Hugo, algumas considerações sobre a tua morte que se aproxima:
Não quero que partas desta
vida sem antes nos despedirmos, porque tens feito um mal imenso a muita gente,
tens arruinado famílias inteiras, tens obrigado legiões de compatriotas a emigrar
para outras terras, tens enlutado um número incontável de lares, aos que
achavas que eram teus inimigos os perseguistes sem quartel, os aprisionastes em
cubículos indignos até para animais, os insultastes, os humilhastes, os
enganastes, não só porque te achavas poderoso, mas também imortal... Porque o
fim dos tempos não te alcançaria.
Mas a tua hora chegou, os prazos se esgotaram, o teu contrato
chega ao seu fim, teu "ciclo vital" se apaga pouco a pouco e não da
melhor maneira; provavelmente morrerás numa cama, rodeado de tua família,
assustada, porque vais ter que prestar contas uma vez que das teu último
alento, te vás desta vida cheio de angustia e de medo, lá vão estar os padres a
quem perseguistes e insultastes, os representantes dessa Igreja que ultrajastes
por prazer, claro que te vão dar a extrema unção e os santos óleos, não uma,
mas muitas vezes, mas tu e eles sabem que não servirão para nada, mas só para
acalmar o pânico a que está presa a tu alma ante o momento que tudo define.
Morres enfermo, padecendo do despejo, das complicações
imunológicas, dos terríveis efeitos secundários das curas que prometeram
alongar a tua vida, teus órgãos vão se deteriorando, uma a um, tuas faculdades
mentais vão perdendo o brilho que as caracterizava, teus líquidos e fluidos são
coletados em bolsas plásticas com esse fedor de morte que tanto te repugna.
Diga-me, neste momento, antes que te apliquem uma nova injeção
para acalmar as dores insuportáveis de que padeces, vale a pena que me digas
que não te possam tirar a dança – ah! – as viagens pelo mundo, os maravilhosos
palácios que te receberam, as paradas militares em tua honra, as limusines, os
títulos honoríficos, os pisos dos hotéis cinco estrelas, as faustosas cenas de
estado... Diga-me agora que vomitas o mingau de abóbora que as enfermeiras te
dão na boca, se era sobre isso que se tratava a vida, pois os brilhos e as
lantejoulas já não aprecem nos monitores e máquinas de ressuscitação que te
rodeiam, as marchas e os aplausos agora são meros bipes e alarmes dos sensores
que regulam teus sinais vitais que se tornam mais débeis.
Podes escutar o povo do teu país lá fora do teu quarto?... Deve
ser tua imaginação ou os efeitos da morfina, não estás na tua pátria, estás em
outro lado, muito distante, entre gente que não conheces... Sim, estás morrendo
em teu próprio exílio, entre um bando de moleques a quem confiou entregar teu
próprio país, teus últimos momentos serão passados entre cafetões e vigaristas,
entre a tua coorte de aduladores que só te mostram afeto porque lhes davas
dinheiro e poder; todos te olham preocupados e com raiva, nunca deixastes que
nenhum deles pudesse ter a oportunidade de te suceder; agora os deixas ao
desabrigo e teu país à beira de uma guerra civil... Era isso o que querias?
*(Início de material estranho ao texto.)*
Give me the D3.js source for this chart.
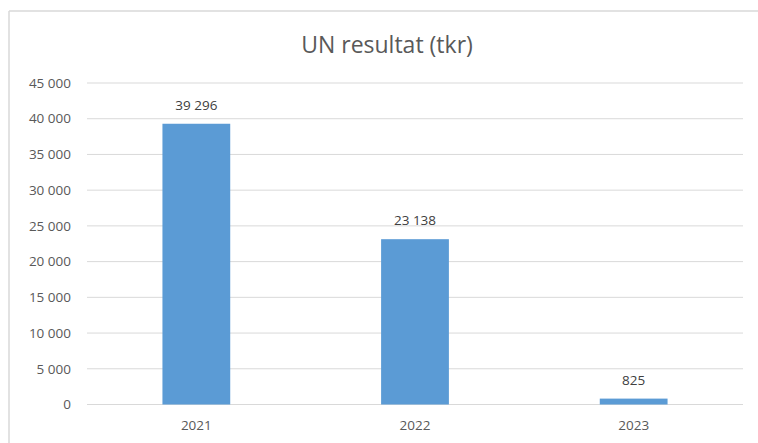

Foi
essa a tua missão nesta vida? Esquece-te da quantidade de pobres, agora há mais
pobres do que quando chegastes ao poder; esquece-te da justiça e da igualdade
quando praticamente lhe entregastes o país a uma força estrangeira que agora
teremos de desalojar à força e ao custo de mais vidas.
Tenho a leve impressão que agora sabes que te equivocastes;
acreditastes num conto de passagem e te julgastes revolucionário, e por ser
revolucionário... imortal; convocastes para o teu lado os mortos, teus heróis,
esses fantasmas que também julgavas ter vida, Bolívar, Che Guevara, Fidel, e
Marx que nunca conhecestes e que recomendavas a sua leitura... Andar com mortos
te levou à magia e aos babalaôs, te metestes a violar sepulturas, e a fazer
oferendas a uma coorte de demônios e espíritos maus que agora te acompanham...
Sentes a presença deles no quarto? Estão vindo te cobrar, recolher a única
coisa que deverias valorizar em tua vida e que tão sinistramente atirastes na
obscuridade e no mal, a tua alma.
Bem, me despeço; só queria que soubesses que passarás para a
história do teu país como um traidor e um covarde, por não teres retificado tua
conduta quando pudestes e te deixastes levar por tua soberba, por teus ideais
equivocados, por tua ideologia sinistra renunciando aos valores mais
apreciados, a tua liberdade e à liberdade dos outros, e a liberdade nos torna
mais humanos.
"O socialismo só funciona em dois lugares: no céu, onde não
precisam dele, e no inferno onde é a regra dos que sofrem".